Some maths and a startling assertion

The wikipedia entry links to some green wave examples, explains the thinking behind it and outlines the maths. It's very straightforward.

For a grid of a one-way streets, such as a simple square-shaped grid going from intersection 1, to intersection 2, to intersection 3, to intersection 4, and back to intersection 1, the formula may be expressed as such: n×C=t12+g2+t23+g3+t34+g4+t41+g, where: gi = green time at intersection i, in seconds, tij = offset for the traffic direction traveling from intersection i  to intersection j, in seconds, C = cycle length, in seconds, n = an integer ≥ 1

It also includes a fairly startling assertion:

In the UK, in 2009, it was revealed that the Department for Transport had previously discouraged green waves as they reduced fuel usage, and thus less revenue was raised from fuel taxes

Tax man demands you burn fuel

This assertion springs from a BBC report from 2009.

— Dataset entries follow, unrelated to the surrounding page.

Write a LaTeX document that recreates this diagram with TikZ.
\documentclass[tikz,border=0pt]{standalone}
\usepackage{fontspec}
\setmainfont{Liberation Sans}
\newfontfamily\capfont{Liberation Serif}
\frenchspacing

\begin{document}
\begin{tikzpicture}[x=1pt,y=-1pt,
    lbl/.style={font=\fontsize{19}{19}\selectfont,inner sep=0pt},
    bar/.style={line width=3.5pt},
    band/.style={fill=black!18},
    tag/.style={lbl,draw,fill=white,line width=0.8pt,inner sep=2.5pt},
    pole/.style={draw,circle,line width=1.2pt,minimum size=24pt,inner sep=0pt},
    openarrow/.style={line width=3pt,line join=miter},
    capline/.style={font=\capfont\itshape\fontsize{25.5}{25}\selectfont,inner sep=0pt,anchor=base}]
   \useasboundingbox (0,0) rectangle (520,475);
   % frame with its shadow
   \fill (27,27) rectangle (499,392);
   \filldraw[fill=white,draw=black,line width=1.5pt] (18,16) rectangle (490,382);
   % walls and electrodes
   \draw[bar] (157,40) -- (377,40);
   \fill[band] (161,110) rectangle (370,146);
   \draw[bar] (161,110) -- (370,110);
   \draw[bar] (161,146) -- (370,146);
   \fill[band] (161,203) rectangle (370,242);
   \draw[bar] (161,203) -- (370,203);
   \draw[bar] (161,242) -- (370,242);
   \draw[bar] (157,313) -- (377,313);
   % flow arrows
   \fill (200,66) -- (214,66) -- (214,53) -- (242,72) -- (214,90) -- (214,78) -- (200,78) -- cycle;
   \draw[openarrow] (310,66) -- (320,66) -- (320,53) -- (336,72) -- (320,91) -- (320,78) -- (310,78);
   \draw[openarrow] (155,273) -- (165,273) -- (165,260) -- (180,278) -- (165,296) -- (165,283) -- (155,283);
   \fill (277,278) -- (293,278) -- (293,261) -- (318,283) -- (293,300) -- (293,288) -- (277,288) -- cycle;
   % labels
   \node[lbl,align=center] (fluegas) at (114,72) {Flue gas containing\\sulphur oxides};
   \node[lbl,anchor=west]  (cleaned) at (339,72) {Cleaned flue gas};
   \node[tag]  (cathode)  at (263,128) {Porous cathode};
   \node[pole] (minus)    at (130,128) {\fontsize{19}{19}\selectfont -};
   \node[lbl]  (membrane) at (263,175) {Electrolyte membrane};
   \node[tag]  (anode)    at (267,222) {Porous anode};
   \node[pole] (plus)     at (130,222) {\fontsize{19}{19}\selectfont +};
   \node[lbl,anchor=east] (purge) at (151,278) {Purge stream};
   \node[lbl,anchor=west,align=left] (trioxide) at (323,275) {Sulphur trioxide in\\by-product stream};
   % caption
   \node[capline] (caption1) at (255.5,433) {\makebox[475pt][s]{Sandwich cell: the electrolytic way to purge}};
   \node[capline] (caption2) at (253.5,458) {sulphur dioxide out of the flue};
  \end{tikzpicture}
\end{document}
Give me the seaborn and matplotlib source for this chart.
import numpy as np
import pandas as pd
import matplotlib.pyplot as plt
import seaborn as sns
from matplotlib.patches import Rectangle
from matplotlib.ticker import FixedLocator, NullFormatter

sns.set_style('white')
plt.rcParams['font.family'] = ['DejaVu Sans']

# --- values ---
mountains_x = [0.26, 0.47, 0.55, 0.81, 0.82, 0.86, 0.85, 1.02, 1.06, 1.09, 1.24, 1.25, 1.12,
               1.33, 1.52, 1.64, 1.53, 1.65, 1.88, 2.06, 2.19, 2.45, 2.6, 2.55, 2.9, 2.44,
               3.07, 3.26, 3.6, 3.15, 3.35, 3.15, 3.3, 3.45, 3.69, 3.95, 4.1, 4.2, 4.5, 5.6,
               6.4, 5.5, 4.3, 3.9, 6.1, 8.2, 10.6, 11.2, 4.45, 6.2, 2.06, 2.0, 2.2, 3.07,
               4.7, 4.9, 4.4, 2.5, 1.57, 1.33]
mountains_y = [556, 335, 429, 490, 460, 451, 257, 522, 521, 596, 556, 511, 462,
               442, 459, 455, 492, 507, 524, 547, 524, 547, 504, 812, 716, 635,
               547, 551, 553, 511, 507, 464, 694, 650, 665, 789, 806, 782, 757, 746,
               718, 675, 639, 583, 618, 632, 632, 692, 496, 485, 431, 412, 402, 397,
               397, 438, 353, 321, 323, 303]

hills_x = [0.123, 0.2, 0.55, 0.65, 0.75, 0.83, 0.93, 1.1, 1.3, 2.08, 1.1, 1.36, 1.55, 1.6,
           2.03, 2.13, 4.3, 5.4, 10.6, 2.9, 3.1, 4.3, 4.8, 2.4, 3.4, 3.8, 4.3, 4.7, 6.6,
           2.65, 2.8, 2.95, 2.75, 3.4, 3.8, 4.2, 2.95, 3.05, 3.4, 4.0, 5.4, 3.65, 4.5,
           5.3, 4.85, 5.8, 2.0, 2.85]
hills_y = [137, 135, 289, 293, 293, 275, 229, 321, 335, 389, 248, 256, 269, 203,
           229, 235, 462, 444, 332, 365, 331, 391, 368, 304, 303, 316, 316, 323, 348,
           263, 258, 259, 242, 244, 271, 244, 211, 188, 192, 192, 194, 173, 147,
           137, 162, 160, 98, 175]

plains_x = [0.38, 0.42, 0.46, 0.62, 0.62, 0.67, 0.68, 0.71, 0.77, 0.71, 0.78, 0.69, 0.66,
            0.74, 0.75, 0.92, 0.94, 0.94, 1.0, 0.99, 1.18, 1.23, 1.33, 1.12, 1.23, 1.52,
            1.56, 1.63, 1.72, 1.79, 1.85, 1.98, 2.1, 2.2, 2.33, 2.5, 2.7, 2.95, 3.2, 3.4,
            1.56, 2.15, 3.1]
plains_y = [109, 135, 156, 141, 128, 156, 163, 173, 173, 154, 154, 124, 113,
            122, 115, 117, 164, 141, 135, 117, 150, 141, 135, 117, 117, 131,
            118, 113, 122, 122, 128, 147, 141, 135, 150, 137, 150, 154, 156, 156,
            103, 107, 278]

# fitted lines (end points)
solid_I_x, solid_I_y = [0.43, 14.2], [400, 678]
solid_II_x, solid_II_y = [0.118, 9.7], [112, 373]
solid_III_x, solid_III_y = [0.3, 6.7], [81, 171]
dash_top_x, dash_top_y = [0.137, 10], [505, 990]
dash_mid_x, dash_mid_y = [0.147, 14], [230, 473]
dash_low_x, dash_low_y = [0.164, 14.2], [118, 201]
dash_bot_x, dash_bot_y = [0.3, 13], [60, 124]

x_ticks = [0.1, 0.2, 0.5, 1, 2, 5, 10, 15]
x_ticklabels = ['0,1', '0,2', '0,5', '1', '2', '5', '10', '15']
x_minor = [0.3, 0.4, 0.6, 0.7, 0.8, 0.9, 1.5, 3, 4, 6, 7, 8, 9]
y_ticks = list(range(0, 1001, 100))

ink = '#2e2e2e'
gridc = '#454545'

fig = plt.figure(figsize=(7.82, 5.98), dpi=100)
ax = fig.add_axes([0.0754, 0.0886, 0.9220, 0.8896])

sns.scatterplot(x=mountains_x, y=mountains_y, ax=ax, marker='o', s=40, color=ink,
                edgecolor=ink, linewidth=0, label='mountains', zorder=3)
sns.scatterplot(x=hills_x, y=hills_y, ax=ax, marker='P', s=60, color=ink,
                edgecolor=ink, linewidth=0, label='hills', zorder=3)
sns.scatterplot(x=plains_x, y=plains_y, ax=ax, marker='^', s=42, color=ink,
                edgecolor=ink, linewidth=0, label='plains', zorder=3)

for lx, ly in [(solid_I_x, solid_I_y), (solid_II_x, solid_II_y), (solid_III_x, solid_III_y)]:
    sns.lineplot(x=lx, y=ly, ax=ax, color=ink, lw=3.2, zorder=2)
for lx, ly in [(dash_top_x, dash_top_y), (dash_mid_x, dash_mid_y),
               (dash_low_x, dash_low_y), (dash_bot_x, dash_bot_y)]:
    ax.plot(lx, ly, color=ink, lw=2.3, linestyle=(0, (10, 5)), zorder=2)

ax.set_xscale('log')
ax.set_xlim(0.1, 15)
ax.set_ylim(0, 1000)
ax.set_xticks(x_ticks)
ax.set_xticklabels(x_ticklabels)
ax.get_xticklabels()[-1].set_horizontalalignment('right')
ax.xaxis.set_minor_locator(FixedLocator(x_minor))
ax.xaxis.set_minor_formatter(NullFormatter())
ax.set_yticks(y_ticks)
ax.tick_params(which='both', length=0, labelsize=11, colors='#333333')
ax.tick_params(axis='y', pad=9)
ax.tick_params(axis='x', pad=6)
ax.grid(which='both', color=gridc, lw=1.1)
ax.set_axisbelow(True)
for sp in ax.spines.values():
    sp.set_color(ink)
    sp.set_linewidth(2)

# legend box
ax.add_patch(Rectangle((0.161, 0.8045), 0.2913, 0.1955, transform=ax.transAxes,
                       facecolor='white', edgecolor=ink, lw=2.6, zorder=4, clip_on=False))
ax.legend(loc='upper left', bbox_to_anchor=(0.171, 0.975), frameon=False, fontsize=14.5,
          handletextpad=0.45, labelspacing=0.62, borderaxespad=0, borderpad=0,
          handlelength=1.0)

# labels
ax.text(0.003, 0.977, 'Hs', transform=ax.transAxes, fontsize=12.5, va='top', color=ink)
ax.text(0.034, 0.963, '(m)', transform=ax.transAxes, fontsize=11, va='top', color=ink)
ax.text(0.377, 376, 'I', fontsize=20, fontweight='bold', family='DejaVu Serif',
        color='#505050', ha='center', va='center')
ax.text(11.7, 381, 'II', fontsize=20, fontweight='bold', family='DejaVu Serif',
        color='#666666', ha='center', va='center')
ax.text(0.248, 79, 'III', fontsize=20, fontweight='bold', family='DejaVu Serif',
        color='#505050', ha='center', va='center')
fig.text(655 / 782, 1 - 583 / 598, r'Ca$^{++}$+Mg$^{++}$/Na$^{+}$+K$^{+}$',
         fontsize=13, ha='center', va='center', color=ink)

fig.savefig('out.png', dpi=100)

"Motorists should face fewer red lights following the relaxation of government guidance on the flow of traffic. Local councils can adopt "green wave" systems of sensors, where vehicles at or just below the speed limit trigger a succession of green lights. Environmental and motoring groups say carbon emissions will be reduced. Previously the Department for Transport (DfT) had discouraged the systems which reduce fuel use, resulting in less tax being paid to the Treasury. But now, rather than seeing green wave systems as a "cost" to the public purse, the DfT views them as a "benefit"."

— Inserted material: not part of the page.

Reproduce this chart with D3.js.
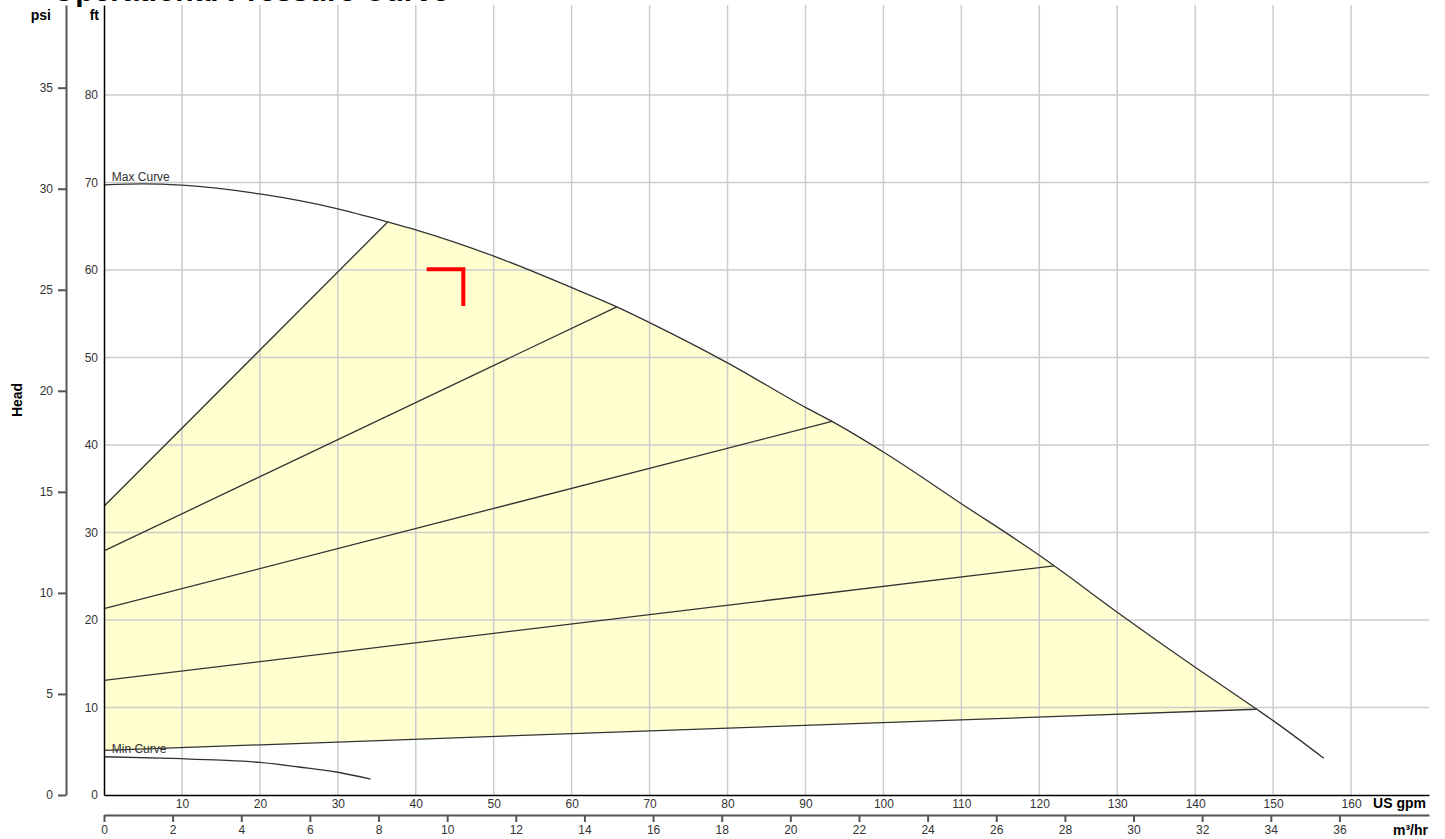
<!DOCTYPE html>
<html>
<head>
<meta charset="utf-8">
<script src="https://cdn.jsdelivr.net/npm/d3@7"></script>
<style>
	body { margin: 0; background: #fff; }
	svg { display: block; font-family: 'Liberation Sans', Arial, sans-serif; }
	.tick text { fill: #333; font-size: 12px; }
</style>
</head>
<body>
<svg id="chart" width="1445" height="839"></svg>
<script>
// flow in US gpm, head in ft
const flowTicks = [10, 20, 30, 40, 50, 60, 70, 80, 90, 100, 110, 120, 130, 140, 150, 160];
const m3Ticks = [0, 2, 4, 6, 8, 10, 12, 14, 16, 18, 20, 22, 24, 26, 28, 30, 32, 34, 36];
const ftTicks = [0, 10, 20, 30, 40, 50, 60, 70, 80];
const psiTicks = [0, 5, 10, 15, 20, 25, 30, 35];

const maxCurveFlow = [0, 5, 10, 20, 30, 36.4, 40, 50, 60, 65.8, 70, 80, 90, 93.4, 100, 110, 120, 121.9, 130, 140, 147.9, 150, 156.5];
const maxCurveHead = [69.75, 69.85, 69.7, 68.7, 67.0, 65.5, 64.6, 61.6, 58.0, 55.8, 54.0, 49.4, 44.3, 42.7, 39.2, 33.3, 27.4, 26.2, 20.9, 14.6, 9.8, 8.5, 4.2];

const minCurveFlow = [0, 10, 15, 20, 25, 30, 34.2];
const minCurveHead = [4.37, 4.15, 3.98, 3.72, 3.2, 2.6, 1.81];

// speed lines: head at zero flow, end point on the max curve
const speedStartHead = [33.0, 27.9, 21.3, 13.1, 5.1];
const speedEndFlow = [36.4, 65.8, 93.4, 121.9, 147.9];
const speedEndHead = [65.5, 55.8, 42.7, 26.2, 9.8];

// duty point marker
const markerFlow = [41.4, 46.1, 46.1];
const markerHead = [60.1, 60.1, 55.9];

const svg = d3.select('#chart');
const plotLeft = 104, plotRight = 1429, plotTop = 5, plotBottom = 795;

const x = d3.scaleLinear().domain([0, 170]).range([plotLeft, plotRight]);
const xM3 = d3.scaleLinear().domain([0, 170 / 4.403]).range([plotLeft, plotRight]);
const y = d3.scaleLinear().domain([0, 90.3]).range([plotBottom, plotTop]);
const yPsi = d3.scaleLinear().domain([0, 90.3 / 2.31]).range([plotBottom, plotTop]);

const line = d3.line().x((d) => x(d[0])).y((d) => y(d[1]));
const smooth = d3.line().x((d) => x(d[0])).y((d) => y(d[1])).curve(d3.curveMonotoneX);

// title, cut off by the top edge like in the original
svg.append('text')
	.attr('x', 52).attr('y', 1)
	.style('font-size', '30px').style('font-weight', 'bold').attr('fill', '#000')
	.text('Operational Pressure Curve');

// yellow operating area
const area = [[0, speedStartHead[0]]];
maxCurveFlow.forEach((f, i) => {
	if (f >= speedEndFlow[0] && f <= speedEndFlow[4]) area.push([f, maxCurveHead[i]]);
});
area.push([0, speedStartHead[4]]);
svg.append('path').attr('d', line(area) + 'Z').attr('fill', '#ffffd0');

// grid
svg.append('g').selectAll('line').data(flowTicks).join('line')
	.attr('x1', (d) => x(d)).attr('x2', (d) => x(d))
	.attr('y1', plotTop).attr('y2', plotBottom)
	.attr('stroke', '#cccccc').attr('stroke-width', 1.5);
svg.append('g').selectAll('line').data(ftTicks.filter((d) => d > 0)).join('line')
	.attr('x1', plotLeft).attr('x2', plotRight)
	.attr('y1', (d) => y(d)).attr('y2', (d) => y(d))
	.attr('stroke', '#cccccc').attr('stroke-width', 1.5);

// curves
svg.append('path')
	.attr('d', smooth(maxCurveFlow.map((f, i) => [f, maxCurveHead[i]])))
	.attr('fill', 'none').attr('stroke', '#333').attr('stroke-width', 1.3);
svg.append('path')
	.attr('d', smooth(minCurveFlow.map((f, i) => [f, minCurveHead[i]])))
	.attr('fill', 'none').attr('stroke', '#333').attr('stroke-width', 1.3);
speedStartHead.forEach((h, i) => {
	svg.append('path')
		.attr('d', line([[0, h], [speedEndFlow[i], speedEndHead[i]]]))
		.attr('fill', 'none').attr('stroke', '#333').attr('stroke-width', 1.3);
});

svg.append('path')
	.attr('d', line(markerFlow.map((f, i) => [f, markerHead[i]])))
	.attr('fill', 'none').attr('stroke', '#ff0000').attr('stroke-width', 4);

svg.append('text').attr('x', x(1)).attr('y', y(maxCurveHead[0]) - 4)
	.style('font-size', '12px').attr('fill', '#333').text('Max Curve');
svg.append('text').attr('x', x(1)).attr('y', y(minCurveHead[0]) - 4)
	.style('font-size', '12px').attr('fill', '#333').text('Min Curve');

// axes
const ftAxis = svg.append('g').attr('transform', `translate(${plotLeft},0)`)
	.call(d3.axisLeft(y).tickValues(ftTicks).tickSize(0).tickSizeOuter(0).tickPadding(6));
ftAxis.select('.domain').attr('stroke', '#000').attr('stroke-width', 1.5);

const psiAxis = svg.append('g').attr('transform', 'translate(66,0)')
	.call(d3.axisLeft(yPsi).tickValues(psiTicks).tickSize(8).tickSizeOuter(0).tickPadding(5));
psiAxis.selectAll('.domain, .tick line').attr('stroke', '#555').attr('stroke-width', 2);

const gpmAxis = svg.append('g').attr('transform', `translate(0,${plotBottom})`)
	.call(d3.axisBottom(x).tickValues(flowTicks).tickSize(0).tickSizeOuter(0).tickPadding(4));
gpmAxis.select('.domain').attr('stroke', '#000').attr('stroke-width', 1.5);

const m3Axis = svg.append('g').attr('transform', 'translate(0,815)')
	.call(d3.axisBottom(xM3).tickValues(m3Ticks).tickSize(7).tickSizeOuter(0).tickPadding(3));
m3Axis.selectAll('.domain, .tick line').attr('stroke', '#555').attr('stroke-width', 2);

// axis titles
const bold = (sel) => sel.style('font-size', '14px').style('font-weight', 'bold').attr('fill', '#000');
svg.append('text').attr('x', 51).attr('y', 20).attr('text-anchor', 'end').text('psi').call(bold);
svg.append('text').attr('x', 99).attr('y', 20).attr('text-anchor', 'end').text('ft').call(bold);
svg.append('text').attr('transform', 'translate(22,400) rotate(-90)').attr('text-anchor', 'middle').text('Head').call(bold);
svg.append('text').attr('x', 1426).attr('y', 808).attr('text-anchor', 'end').text('US gpm').call(bold);
svg.append('text').attr('x', 1428).attr('y', 835).attr('text-anchor', 'end').text('m³/hr').call(bold);
</script>
</body>
</html>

The BBC report bases this claim on a new guidelines document called 'the New Approach to Appraisal' from which they quote this:

It states that it is "counter-intuitive" to view the higher tax revenues from discouraging green wave schemes as a "benefit"

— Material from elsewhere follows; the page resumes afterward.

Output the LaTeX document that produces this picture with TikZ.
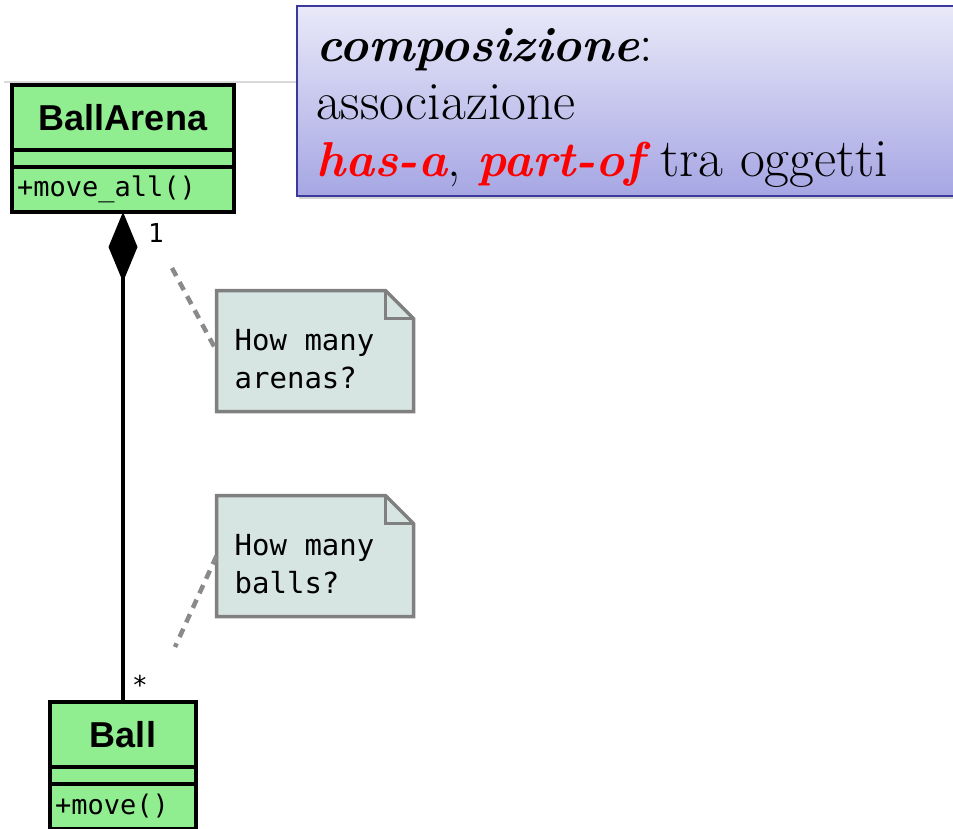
\documentclass[tikz,border=0pt]{standalone}
\usepackage{fontspec}
\newfontfamily\umlsans{Liberation Sans}
\newfontfamily\umlmono{DejaVu Sans Mono}
\usetikzlibrary{positioning,arrows.meta,shadows}

\definecolor{classfill}{HTML}{90EE90}
\definecolor{notefill}{HTML}{D6E4E2}
\definecolor{noteedge}{HTML}{808080}
\definecolor{notelinkc}{HTML}{8A8A8A}
\definecolor{titletop}{HTML}{E9E9F9}
\definecolor{titlebot}{HTML}{A6A6E4}
\definecolor{titleedge}{HTML}{3A3A9C}

\tikzset{
  umlpart/.style={draw=black, line width=4.5pt, fill=classfill, inner sep=0pt, inner xsep=5pt, outer sep=0pt},
  classname/.style={umlpart, text width=#1, align=center, minimum height=65pt,
    font=\umlsans\bfseries\fontsize{36}{40}\selectfont},
  classattr/.style={umlpart, text width=#1, minimum height=17pt},
  classops/.style={umlpart, text width=#1, align=left, minimum height=45pt,
    font=\umlmono\fontsize{27}{30}\selectfont},
  notebody/.style={minimum width=197pt, minimum height=121pt, inner sep=0pt, outer sep=0pt},
  noteedge/.style={draw=noteedge, fill=notefill, line width=3.5pt, line join=miter},
  notetext/.style={anchor=west, align=left, inner sep=0pt, font=\umlmono\fontsize{29}{38}\selectfont},
  notelink/.style={draw=notelinkc, line width=4.5pt, dash pattern=on 9pt off 7pt},
  assoc/.style={line width=4.5pt, arrows={Diamond[length=70pt,width=29pt]-}},
  mult/.style={anchor=base, inner sep=0pt, font=\umlmono\fontsize{26}{30}\selectfont},
  titlebox/.style={draw=titleedge, line width=2pt, top color=titletop, bottom color=titlebot,
    minimum width=680pt, minimum height=190pt,
    drop shadow={opacity=0.35, shadow xshift=2pt, shadow yshift=-3pt}},
  titleline/.style={anchor=base west, inner sep=0pt, font=\fontsize{54}{57}\selectfont},
  keyword/.style={font=\fontsize{49}{57}\selectfont\bfseries\itshape}
}

% note outline with folded corner
\newcommand{\drawnote}[1]{%
  \filldraw[noteedge] (#1.north west) -- ([xshift=-28pt]#1.north east)
    -- ([yshift=-28pt]#1.north east) -- (#1.south east) -- (#1.south west) -- cycle;
  \draw[noteedge, fill=none] ([xshift=-28pt]#1.north east) |- ([yshift=-28pt]#1.north east);}
\newcommand{\kw}[1]{{\fontsize{49}{57}\selectfont\bfseries\itshape #1}}

\begin{document}
\begin{tikzpicture}[x=1pt,y=-1pt]
  \useasboundingbox (0,0) rectangle (953,829);

  \draw[black!15, line width=1.5pt] (4,82) -- (310,82);

  % title
  \node[titlebox] (title) at (637,101) {};
  \node[titleline] (tline1) at (316,62) {\kw{composizione}:};
  \node[titleline] (tline2) at (316,120) {associazione};
  \node[titleline] (tline3) at (316,177)
    {\textcolor{red}{\kw{has-a}}, \textcolor{red}{\kw{part-of}} tra oggetti};

  % classes
  \node[classname=212pt] (arenaname) at (123,117.5) {BallArena};
  \node[classattr=212pt, below=0pt of arenaname] (arenaattr) {};
  \node[classops=212pt, below=0pt of arenaattr] (arenaops) {+move\_all()};

  \node[classname=136pt] (ballname) at (123,734.5) {Ball};
  \node[classattr=136pt, below=0pt of ballname] (ballattr) {};
  \node[classops=136pt, below=0pt of ballattr] (ballops) {+move()};

  \draw[assoc] (arenaops.south) -- (ballname.north);
  \node[mult] (multone) at (156,242) {1};
  \node[mult] (multmany) at (140,694) {*};

  % notes
  \node[notebody] (note1) at (315,351) {};
  \drawnote{note1}
  \node[notetext] (note1txt) at ([xshift=18pt,yshift=-8pt]note1.west) {How many\\arenas?};

  \node[notebody] (note2) at (315,556) {};
  \drawnote{note2}
  \node[notetext] (note2txt) at ([xshift=18pt,yshift=-8pt]note2.west) {How many\\balls?};

  \coordinate (link1) at (172,268);
  \coordinate (link2) at (175,647);
  \draw[notelink] (link1) -- (note1.west);
  \draw[notelink] (note2.west) -- (link2);
\end{tikzpicture}
\end{document}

Of course motorist-bashing story played into the prejudices of many about greedy government:

In Nottingham, we used to have the most exquisite green wave when the County Council were in charge. When Labour came to government power traffic control was passed to the City and Borough Councils who created a Crimson Cascade (as they call it). I worked out that they make 7p in fuel duty from everyone stuck at the lights. Every set changes red, and they introduced phantom phases and new sets 100 yards apart which would change alternately.

I will be writing to ask when the lights will be turned back to normal.

Really tho?

But many others were incredulous. Can this really have been government policy? Andrew Steel blogged about the policy change at the time and wrote this in response to skeptical commenters:

I’m not sure exactly where the claim came from. I was asked the other day and realised that, though I’d spent an unhealthy amount of time on the DfT’s website, I’d not explicitly seen it—though nor had I seen mention of green waves other than for emergency vehicles, so knotty a maze are their guidelines. A number of other news sources had parroted the tax claim, but in this world of pass-the-press-release, that doesn’t exactly count as corroboration. I’ve had another look this morning and not found much. All the appraisal documents suggest that you should take tax revenue into account when costing a new project, so perhaps it is from this that we can implicitly extract their guilt, or perhaps a more thorough analysis of one of their many complex acronym-tastic appraisal algorithms would turn up an unhealthy obsession with fuel taxation, but it’s far from explicit.
I’ve e-mailed the Beeb asking for their source.

So what was actually going on?

  1. There doesn't seem to have been an explicit ban - don't approve green waves, we need the taxes. I can't find any explicit prohibition in the National Archives (though the pre-2009 WebTAG data book and unit files are largely inaccessible in their original form)
  2. Was it more of an implied ban? The idea being that when local councils use the DfT's official transport appraisal framework - WebTAG (Web-based Transport Analysis Guidance) to assess whether a proposed transport scheme is worth funding the lost duty would register as a negative. And so green waves became harder to justify or approve. (And what changed in 2009 when an updated WebTAG unit (Unit 3.3.5) explicitly endorsed green waves on environmental grounds this made green waves possible.

That's more plausible. But really hard to prove.

This is why we can't have nice things

I asked a government insider to comment and he said:

"...all of that slots together.
The bigger point is that classic cost benefit analysis creates perverse outcomes everywhere because it focuses only on what can be measured.
HMT (Treasury) can't put figures on beauty, or design, or micro emotional fillips of public satisfaction, or thinking about the very long-term, etc, etc. So the country doesn't get those things, consistently. This is bad. Greenwaves exemplify that nicely, whether the exact details of the story stand up or not. 
HMT maintains that its guidance asks for all the qualitative stuff to be accounted for in business cases, and it does. It's just that when the chips are down, nobody cares about it...
...2009 was probably the peak of climate economics' influence on HMT... ...The Stern review in 2006 did the judo move of turning the ephemeral concept of climate change into numbers that could fit into a cost-benefit analysis.
If you want something to shift up govt's priority list, find a way to quantify it that HMT will buy. Whether it fits with reality or not is secondary.